**What you should do**. Copy out all the lines exactly. Omit pictures.

**Data provided**.
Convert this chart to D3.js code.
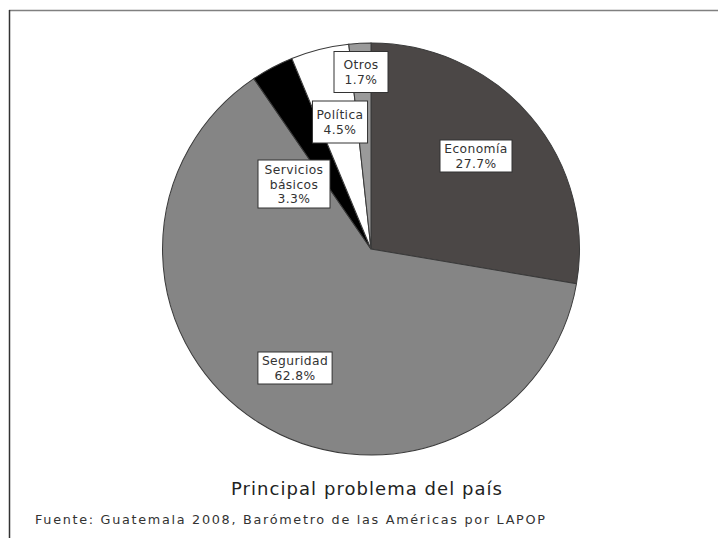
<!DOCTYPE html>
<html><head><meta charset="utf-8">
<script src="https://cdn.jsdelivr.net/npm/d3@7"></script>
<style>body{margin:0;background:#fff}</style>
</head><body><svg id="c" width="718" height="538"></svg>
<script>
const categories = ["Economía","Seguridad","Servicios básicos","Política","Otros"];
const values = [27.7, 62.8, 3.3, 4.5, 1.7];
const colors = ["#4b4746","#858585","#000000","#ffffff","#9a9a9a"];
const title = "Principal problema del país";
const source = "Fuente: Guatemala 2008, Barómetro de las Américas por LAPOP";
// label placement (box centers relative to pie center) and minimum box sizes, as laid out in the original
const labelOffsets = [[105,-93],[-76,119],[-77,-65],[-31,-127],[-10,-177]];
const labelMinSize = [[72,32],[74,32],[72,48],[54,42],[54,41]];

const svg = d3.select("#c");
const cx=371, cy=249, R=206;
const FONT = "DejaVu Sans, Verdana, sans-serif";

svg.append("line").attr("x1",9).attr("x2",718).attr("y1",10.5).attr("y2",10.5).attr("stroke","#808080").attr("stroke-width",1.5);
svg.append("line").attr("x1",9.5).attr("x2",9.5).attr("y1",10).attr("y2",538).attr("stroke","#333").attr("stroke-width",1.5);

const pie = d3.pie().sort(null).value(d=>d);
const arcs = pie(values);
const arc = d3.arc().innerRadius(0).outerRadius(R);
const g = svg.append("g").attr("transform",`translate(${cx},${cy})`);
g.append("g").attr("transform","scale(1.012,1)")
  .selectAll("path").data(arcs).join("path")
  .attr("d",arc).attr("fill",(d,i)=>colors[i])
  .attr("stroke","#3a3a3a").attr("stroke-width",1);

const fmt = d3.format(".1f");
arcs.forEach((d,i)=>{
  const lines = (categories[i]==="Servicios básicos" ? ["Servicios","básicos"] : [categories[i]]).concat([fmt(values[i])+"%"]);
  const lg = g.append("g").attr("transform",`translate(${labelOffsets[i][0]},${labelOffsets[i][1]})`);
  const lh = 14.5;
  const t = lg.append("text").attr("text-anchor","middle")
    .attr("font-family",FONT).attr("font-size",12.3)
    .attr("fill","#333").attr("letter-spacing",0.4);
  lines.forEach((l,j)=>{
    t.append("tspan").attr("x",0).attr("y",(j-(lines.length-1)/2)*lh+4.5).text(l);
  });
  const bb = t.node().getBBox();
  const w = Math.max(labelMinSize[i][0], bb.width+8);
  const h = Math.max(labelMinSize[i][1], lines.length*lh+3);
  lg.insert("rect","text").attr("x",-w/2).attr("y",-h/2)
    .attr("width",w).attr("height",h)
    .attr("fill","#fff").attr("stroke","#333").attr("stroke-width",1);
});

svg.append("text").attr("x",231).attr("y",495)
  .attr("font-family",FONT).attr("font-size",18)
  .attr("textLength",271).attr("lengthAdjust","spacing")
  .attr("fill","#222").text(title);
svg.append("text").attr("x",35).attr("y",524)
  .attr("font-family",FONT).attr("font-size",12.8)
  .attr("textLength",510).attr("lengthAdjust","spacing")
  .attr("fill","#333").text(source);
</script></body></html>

**Completed exercise**.
Convert this chart to D3.js code.
<!DOCTYPE html>
<html><head><meta charset="utf-8">
<script src="https://cdn.jsdelivr.net/npm/d3@7"></script>
<style>body{margin:0;background:#fff}</style>
</head><body><svg id="c" width="718" height="538"></svg>
<script>
const categories = ["Economía","Seguridad","Servicios básicos","Política","Otros"];
const values = [27.7, 62.8, 3.3, 4.5, 1.7];
const colors = ["#4b4746","#858585","#000000","#ffffff","#9a9a9a"];
const title = "Principal problema del país";
const source = "Fuente: Guatemala 2008, Barómetro de las Américas por LAPOP";
// label placement (box centers relative to pie center) and minimum box sizes, as laid out in the original
const labelOffsets = [[105,-93],[-76,119],[-77,-65],[-31,-127],[-10,-177]];
const labelMinSize = [[72,32],[74,32],[72,48],[54,42],[54,41]];

const svg = d3.select("#c");
const cx=371, cy=249, R=206;
const FONT = "DejaVu Sans, Verdana, sans-serif";

svg.append("line").attr("x1",9).attr("x2",718).attr("y1",10.5).attr("y2",10.5).attr("stroke","#808080").attr("stroke-width",1.5);
svg.append("line").attr("x1",9.5).attr("x2",9.5).attr("y1",10).attr("y2",538).attr("stroke","#333").attr("stroke-width",1.5);

const pie = d3.pie().sort(null).value(d=>d);
const arcs = pie(values);
const arc = d3.arc().innerRadius(0).outerRadius(R);
const g = svg.append("g").attr("transform",`translate(${cx},${cy})`);
g.append("g").attr("transform","scale(1.012,1)")
  .selectAll("path").data(arcs).join("path")
  .attr("d",arc).attr("fill",(d,i)=>colors[i])
  .attr("stroke","#3a3a3a").attr("stroke-width",1);

const fmt = d3.format(".1f");
arcs.forEach((d,i)=>{
  const lines = (categories[i]==="Servicios básicos" ? ["Servicios","básicos"] : [categories[i]]).concat([fmt(values[i])+"%"]);
  const lg = g.append("g").attr("transform",`translate(${labelOffsets[i][0]},${labelOffsets[i][1]})`);
  const lh = 14.5;
  const t = lg.append("text").attr("text-anchor","middle")
    .attr("font-family",FONT).attr("font-size",12.3)
    .attr("fill","#333").attr("letter-spacing",0.4);
  lines.forEach((l,j)=>{
    t.append("tspan").attr("x",0).attr("y",(j-(lines.length-1)/2)*lh+4.5).text(l);
  });
  const bb = t.node().getBBox();
  const w = Math.max(labelMinSize[i][0], bb.width+8);
  const h = Math.max(labelMinSize[i][1], lines.length*lh+3);
  lg.insert("rect","text").attr("x",-w/2).attr("y",-h/2)
    .attr("width",w).attr("height",h)
    .attr("fill","#fff").attr("stroke","#333").attr("stroke-width",1);
});

svg.append("text").attr("x",231).attr("y",495)
  .attr("font-family",FONT).attr("font-size",18)
  .attr("textLength",271).attr("lengthAdjust","spacing")
  .attr("fill","#222").text(title);
svg.append("text").attr("x",35).attr("y",524)
  .attr("font-family",FONT).attr("font-size",12.8)
  .attr("textLength",510).attr("lengthAdjust","spacing")
  .attr("fill","#333").text(source);
</script></body></html>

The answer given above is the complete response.